## Task statement
Omit every picture, and retype the lines that run from the beginning of the data below through the line containing "15.1, 15, 15];", inclusive.

## Information supplied
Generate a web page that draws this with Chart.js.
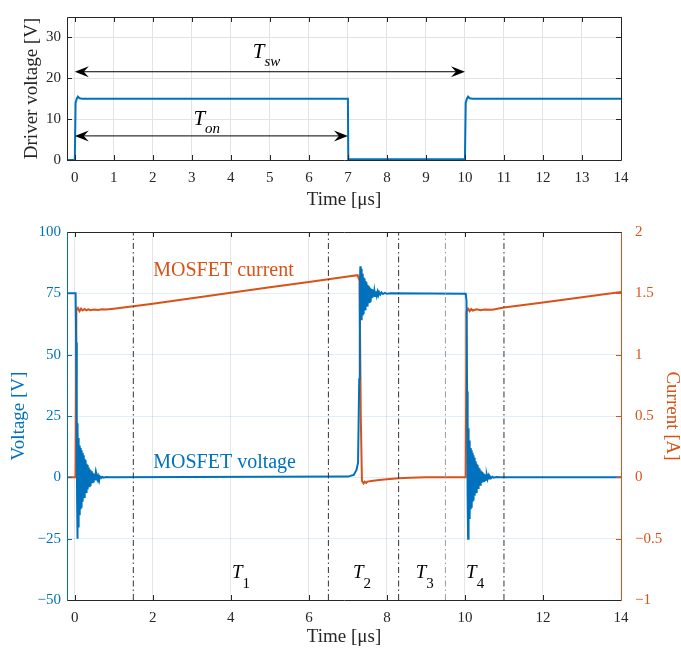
<!DOCTYPE html>
<html>
<head>
<meta charset="utf-8">
<script src="https://cdn.jsdelivr.net/npm/chart.js@4.4.0/dist/chart.umd.min.js"></script>
<style>
  body { margin: 0; background: #fff; }
  #wrap { position: relative; width: 681px; height: 650px; }
  canvas { position: absolute; left: 0; }
  #driver { top: 0; }
  #mosfet { top: 215px; }
</style>
</head>
<body>
<div id="wrap">
  <canvas id="driver" width="681" height="215"></canvas>
  <canvas id="mosfet" width="681" height="435"></canvas>
</div>
<script>
var driverTime = [-0.2, 0.0, 0.02, 0.05, 0.08, 0.12, 0.2, 7.0, 7.01, 10.0, 10.02, 10.05, 10.08, 10.12, 10.2, 14];
var driverVolt = [0, 0, 14, 15, 15.5, 15.1, 15, 15, 0.2, 0.2, 14, 15, 15.5, 15.1, 15, 15];

// MOSFET voltage, [t, V] pieces
var voltTurnOn = [[-0.2, 75], [0.02, 75], [0.035, 55], [0.05, 27], [0.058, -8], [0.066, -25], [0.074, 22],
  [0.082, -20], [0.09, 16], [0.098, -18], [0.106, 13], [0.114, -15], [0.122, 13], [0.13, -14], [0.138, 12],
  [0.146, -13], [0.154, 12], [0.162, -12], [0.17, 11], [0.178, -11], [0.186, 10], [0.194, -10], [0.202, 9.5],
  [0.21, -9.5], [0.218, 9], [0.226, -8.5], [0.234, 8], [0.242, -8], [0.25, 7.5], [0.258, -7], [0.266, 7],
  [0.274, -6.5], [0.282, 6], [0.29, -6], [0.298, 5.5], [0.306, -5.5], [0.314, 5], [0.322, -5], [0.33, 4.5],
  [0.338, -4.5], [0.346, 4], [0.354, -4], [0.362, 3.8], [0.37, -3.6], [0.38, 3.3], [0.39, -3.1], [0.4, 2.9],
  [0.41, -2.7], [0.42, 2.5], [0.43, -2.3], [0.44, 2.1], [0.45, -2], [0.46, 1.8], [0.47, -1.7], [0.48, 1.5],
  [0.49, -1.4], [0.5, 1.3], [0.515, -1.1], [0.53, 1], [0.545, -0.9], [0.56, 0.8], [0.58, -0.7], [0.6, 0.6],
  [0.62, -0.5], [0.64, 0.4], [0.67, -0.3], [0.7, 0.25], [0.74, -0.15], [0.8, 0.1], [0.9, 0]];
var voltTurnOff = [[7.0, 0.3], [7.15, 1], [7.22, 3], [7.26, 6], [7.29, 40], [7.305, 78], [7.32, 86], [7.328, 66],
  [7.336, 85], [7.344, 64], [7.352, 84], [7.36, 65], [7.368, 83], [7.376, 66], [7.384, 82], [7.392, 67],
  [7.4, 81.5], [7.408, 67.5], [7.416, 81], [7.424, 68], [7.432, 80.5], [7.44, 68.5], [7.448, 80], [7.456, 69],
  [7.464, 79.5], [7.472, 69.5], [7.48, 79], [7.49, 70], [7.5, 78.5], [7.51, 70.5], [7.52, 78], [7.53, 71],
  [7.54, 77.7], [7.55, 71.5], [7.56, 77.4], [7.57, 72], [7.58, 77], [7.59, 72.5], [7.6, 76.8], [7.61, 73],
  [7.62, 76.5], [7.635, 73.3], [7.65, 76.2], [7.665, 73.6], [7.68, 76], [7.7, 73.9], [7.72, 75.8], [7.74, 74.1],
  [7.76, 75.6], [7.78, 74.3], [7.8, 75.5], [7.83, 74.5], [7.86, 75.4], [7.9, 74.7], [7.95, 75.2], [8.0, 74.8],
  [8.1, 75]];
var voltTurnOn2 = [[10.02, 74.8], [10.04, 72], [10.055, 35], [10.065, 26], [10.073, -8], [10.081, -25],
  [10.089, 20], [10.097, -20], [10.105, 15], [10.113, -17], [10.121, 13], [10.129, -15], [10.137, 12],
  [10.145, -13], [10.153, 12], [10.161, -12], [10.169, 11], [10.177, -11], [10.185, 10], [10.193, -10],
  [10.201, 9.5], [10.209, -9], [10.217, 9], [10.225, -8.5], [10.233, 8], [10.241, -7.5], [10.249, 7.5],
  [10.257, -7], [10.265, 6.5], [10.273, -6.5], [10.281, 6], [10.289, -6], [10.297, 5.5], [10.305, -5],
  [10.313, 5], [10.321, -4.8], [10.329, 4.5], [10.337, -4.3], [10.345, 4], [10.353, -3.8], [10.362, 3.6],
  [10.371, -3.4], [10.38, 3.2], [10.39, -3], [10.4, 2.8], [10.41, -2.6], [10.42, 2.4], [10.43, -2.2],
  [10.44, 2], [10.45, -1.9], [10.46, 1.7], [10.47, -1.6], [10.48, 1.5], [10.49, -1.4], [10.5, 1.3],
  [10.515, -1.1], [10.53, 1], [10.545, -0.9], [10.56, 0.8], [10.58, -0.7], [10.6, 0.6], [10.62, -0.5],
  [10.64, 0.4], [10.67, -0.3], [10.7, 0.25], [10.74, -0.15], [10.8, 0.1], [10.9, 0], [14, 0]];

var mosITime = [-0.2, 0.02, 0.04, 0.08, 0.12, 0.16, 0.2, 0.25, 0.3, 0.35, 0.4, 0.5, 0.6, 0.7, 0.8, 1.0,
  1.5, 2, 3, 4, 5, 6, 7, 7.25, 7.3, 7.33, 7.36, 7.4, 7.43, 7.47, 7.5, 7.6, 7.8, 8.0, 8.3, 8.6, 9.0,
  10.02, 10.04, 10.08, 10.12, 10.16, 10.2, 10.3, 10.4, 10.5, 10.7, 11, 12, 13, 14];
var mosCurr = [0, 0, 1.36, 1.38, 1.355, 1.375, 1.36, 1.372, 1.362, 1.37, 1.363, 1.368, 1.365, 1.37, 1.368, 1.375,
  1.395, 1.416, 1.46, 1.505, 1.55, 1.593, 1.637, 1.648, 1.6, 0.5, -0.03, -0.05, -0.035, -0.045, -0.035, -0.03, -0.022, -0.015, -0.008, -0.003, 0,
  0, 1.35, 1.375, 1.355, 1.372, 1.36, 1.37, 1.363, 1.368, 1.366, 1.384, 1.426, 1.468, 1.51];

var phaseEdges = [1.5, 6.5, 8.3, 9.5, 11];

var driverXTicks = [0, 1, 2, 3, 4, 5, 6, 7, 8, 9, 10, 11, 12, 13, 14];
var driverYTicks = [0, 10, 20, 30];
var mosXTicks = [0, 2, 4, 6, 8, 10, 12, 14];
var voltTicks = [-50, -25, 0, 25, 50, 75, 100];
var currTicks = [-1, -0.5, 0, 0.5, 1, 1.5, 2];

var BLUE = '#0072BD', ORANGE = '#D95319', INK = '#262626';
var serif = '"Liberation Serif", "Times New Roman", serif';

function zip(xs, ys) {
  return xs.map(function (x, i) { return {x: x, y: ys[i]}; });
}

function pairs(list) {
  return list.map(function (p) { return {x: p[0], y: p[1]}; });
}

function fixTicks(list) {
  return function (scale) { scale.ticks = list.map(function (v) { return {value: v}; }); };
}

function minus(v) { return String(v).replace('-', '\u2212'); }

function arrowHead(ctx, x, y, dir) {
  ctx.beginPath();
  ctx.moveTo(x, y);
  ctx.lineTo(x + dir * 14, y - 5.5);
  ctx.lineTo(x + dir * 9, y);
  ctx.lineTo(x + dir * 14, y + 5.5);
  ctx.closePath();
  ctx.fill();
}

// inward ticks, box, arrows and text labels
var decor = {
  id: 'decor',
  afterDatasetsDraw: function (chart, args, opts) {
    var ctx = chart.ctx, a = chart.chartArea, xs = chart.scales.x;
    ctx.save();
    ctx.lineWidth = 1;

    function seg(x0, y0, x1, y1, col) {
      ctx.strokeStyle = col;
      ctx.beginPath(); ctx.moveTo(x0, y0); ctx.lineTo(x1, y1); ctx.stroke();
    }

    xs.ticks.forEach(function (t) {
      var px = Math.round(xs.getPixelForValue(t.value)) + 0.5;
      seg(px, a.bottom, px, a.bottom - 5, INK);
      seg(px, a.top, px, a.top + 5, INK);
    });
    var ly = chart.scales.y;
    ly.ticks.forEach(function (t) {
      var py = Math.round(ly.getPixelForValue(t.value)) + 0.5;
      seg(a.left, py, a.left + 5, py, opts.leftColor);
      if (!chart.scales.y1) seg(a.right, py, a.right - 5, py, opts.rightColor);
    });
    if (chart.scales.y1) {
      var ry = chart.scales.y1;
      ry.ticks.forEach(function (t) {
        var py = Math.round(ry.getPixelForValue(t.value)) + 0.5;
        seg(a.right, py, a.right - 5, py, opts.rightColor);
      });
    }

    var L = Math.round(a.left) + 0.5, R = Math.round(a.right) + 0.5;
    var T = Math.round(a.top) + 0.5, B = Math.round(a.bottom) + 0.5;
    seg(L, T, R, T, INK);
    seg(L, B, R, B, INK);
    seg(L, T, L, B, opts.leftColor);
    seg(R, T, R, B, opts.rightColor);

    (opts.arrows || []).forEach(function (ar) {
      var x0 = xs.getPixelForValue(ar.from), x1 = xs.getPixelForValue(ar.to);
      var py = ly.getPixelForValue(ar.y);
      ctx.strokeStyle = '#000';
      ctx.fillStyle = '#000';
      ctx.beginPath(); ctx.moveTo(x0 + 8, py); ctx.lineTo(x1 - 8, py); ctx.stroke();
      arrowHead(ctx, x0, py, 1);
      arrowHead(ctx, x1, py, -1);
    });

    (opts.labels || []).forEach(function (lb) {
      var px = xs.getPixelForValue(lb.x), py = ly.getPixelForValue(lb.y);
      ctx.fillStyle = lb.color || '#000';
      ctx.textAlign = 'left';
      ctx.textBaseline = 'alphabetic';
      ctx.font = (lb.italic ? 'italic ' : '') + lb.size + 'px ' + serif;
      ctx.fillText(lb.text, px, py);
      if (lb.sub) {
        var w = ctx.measureText(lb.text).width;
        ctx.font = (lb.subItalic ? 'italic ' : '') + lb.subSize + 'px ' + serif;
        ctx.fillText(lb.sub, px + w, py + lb.subDrop);
      }
    });
    ctx.restore();
  }
};

var tickFont = {family: serif, size: 15};
var titleFont = {family: serif, size: 19};

new Chart(document.getElementById('driver'), {
  type: 'line',
  data: {
    datasets: [{
      data: zip(driverTime, driverVolt),
      borderColor: BLUE,
      borderWidth: 2,
      pointRadius: 0,
      tension: 0
    }]
  },
  plugins: [decor],
  options: {
    responsive: false,
    animation: false,
    layout: {padding: {top: 17, right: 60, left: 0, bottom: 0}},
    plugins: {
      legend: {display: false},
      tooltip: {enabled: false},
      decor: {
        leftColor: INK, rightColor: INK,
        arrows: [{from: 0, to: 10, y: 21.6}, {from: 0, to: 7, y: 5.9}],
        labels: [
          {text: 'T', sub: 'sw', x: 4.56, y: 24.9, size: 21, subSize: 15, subDrop: 8, italic: true, subItalic: true},
          {text: 'T', sub: 'on', x: 3.04, y: 8.5, size: 21, subSize: 15, subDrop: 8, italic: true, subItalic: true}
        ]
      }
    },
    scales: {
      x: {
        type: 'linear', min: -0.2, max: 14,
        afterBuildTicks: fixTicks(driverXTicks),
        afterFit: function (s) { s.height = 55; },
        grid: {color: '#e3e3e3', drawTicks: false},
        border: {display: false},
        ticks: {font: tickFont, color: INK, padding: 9, maxRotation: 0},
        title: {display: true, text: 'Time [\u03bcs]', font: titleFont, color: INK, padding: {top: 0, bottom: 4}}
      },
      y: {
        min: 0, max: 35,
        afterBuildTicks: fixTicks(driverYTicks),
        afterFit: function (s) { s.width = 67; },
        grid: {color: '#e3e3e3', drawTicks: false},
        border: {display: false},
        ticks: {font: tickFont, color: INK, padding: 6},
        title: {display: true, text: 'Driver voltage [V]', font: titleFont, color: INK, padding: {top: 21, bottom: 0}}
      }
    }
  }
});

var phaseSets = phaseEdges.map(function (e, i) {
  return {
    data: [{x: e, y: -50}, {x: e, y: 100}],
    yAxisID: 'y',
    borderColor: i === 3 ? '#9a9a9a' : '#333',
    borderWidth: 1,
    borderDash: [6, 3, 1.5, 3],
    pointRadius: 0
  };
});

new Chart(document.getElementById('mosfet'), {
  type: 'line',
  data: {
    datasets: phaseSets.concat([
      {
        data: pairs(voltTurnOn.concat(voltTurnOff, voltTurnOn2)),
        yAxisID: 'y',
        borderColor: BLUE,
        borderWidth: 2,
        pointRadius: 0,
        tension: 0
      },
      {
        data: zip(mosITime, mosCurr),
        yAxisID: 'y1',
        borderColor: ORANGE,
        borderWidth: 2,
        pointRadius: 0,
        tension: 0
      }
    ])
  },
  plugins: [decor],
  options: {
    responsive: false,
    animation: false,
    layout: {padding: {top: 17, right: 0, left: 0, bottom: 0}},
    plugins: {
      legend: {display: false},
      tooltip: {enabled: false},
      decor: {
        leftColor: BLUE, rightColor: ORANGE,
        labels: [
          {text: 'MOSFET current', x: 2.01, y: 82, size: 20, color: ORANGE},
          {text: 'MOSFET voltage', x: 2.01, y: 3.75, size: 20, color: BLUE},
          {text: 'T', sub: '1', x: 4.03, y: -41.1, size: 19, subSize: 15, subDrop: 10, italic: true},
          {text: 'T', sub: '2', x: 7.13, y: -41.1, size: 19, subSize: 15, subDrop: 10, italic: true},
          {text: 'T', sub: '3', x: 8.74, y: -41.1, size: 19, subSize: 15, subDrop: 10, italic: true},
          {text: 'T', sub: '4', x: 10.03, y: -41.1, size: 19, subSize: 15, subDrop: 10, italic: true}
        ]
      }
    },
    scales: {
      x: {
        type: 'linear', min: -0.2, max: 14,
        afterBuildTicks: fixTicks(mosXTicks),
        afterFit: function (s) { s.height = 50; },
        grid: {color: '#e6e6e6', drawTicks: false},
        border: {display: false},
        ticks: {font: tickFont, color: INK, padding: 9, maxRotation: 0},
        title: {display: true, text: 'Time [\u03bcs]', font: titleFont, color: INK, padding: {top: 0, bottom: 2}}
      },
      y: {
        position: 'left', min: -50, max: 100,
        afterBuildTicks: fixTicks(voltTicks),
        afterFit: function (s) { s.width = 67; },
        grid: {color: 'rgba(0,114,189,0.12)', drawTicks: false},
        border: {display: false},
        ticks: {font: tickFont, color: BLUE, padding: 6, callback: minus},
        title: {display: true, text: 'Voltage [V]', font: titleFont, color: BLUE, padding: {top: 8, bottom: 0}}
      },
      y1: {
        position: 'right', min: -1, max: 2,
        afterBuildTicks: fixTicks(currTicks),
        afterFit: function (s) { s.width = 60; },
        grid: {display: false},
        border: {display: false},
        ticks: {font: tickFont, color: ORANGE, padding: 6, callback: minus},
        title: {display: true, text: 'Current [A]', font: {family: serif, size: 19, lineHeight: 1}, color: ORANGE, padding: {top: 0, bottom: 0}}
      }
    }
  }
});
</script>
</body>
</html>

## Exercise response
Generate a web page that draws this with Chart.js.
<!DOCTYPE html>
<html>
<head>
<meta charset="utf-8">
<script src="https://cdn.jsdelivr.net/npm/chart.js@4.4.0/dist/chart.umd.min.js"></script>
<style>
  body { margin: 0; background: #fff; }
  #wrap { position: relative; width: 681px; height: 650px; }
  canvas { position: absolute; left: 0; }
  #driver { top: 0; }
  #mosfet { top: 215px; }
</style>
</head>
<body>
<div id="wrap">
  <canvas id="driver" width="681" height="215"></canvas>
  <canvas id="mosfet" width="681" height="435"></canvas>
</div>
<script>
var driverTime = [-0.2, 0.0, 0.02, 0.05, 0.08, 0.12, 0.2, 7.0, 7.01, 10.0, 10.02, 10.05, 10.08, 10.12, 10.2, 14];
var driverVolt = [0, 0, 14, 15, 15.5, 15.1, 15, 15, 0.2, 0.2, 14, 15, 15.5, 15.1, 15, 15];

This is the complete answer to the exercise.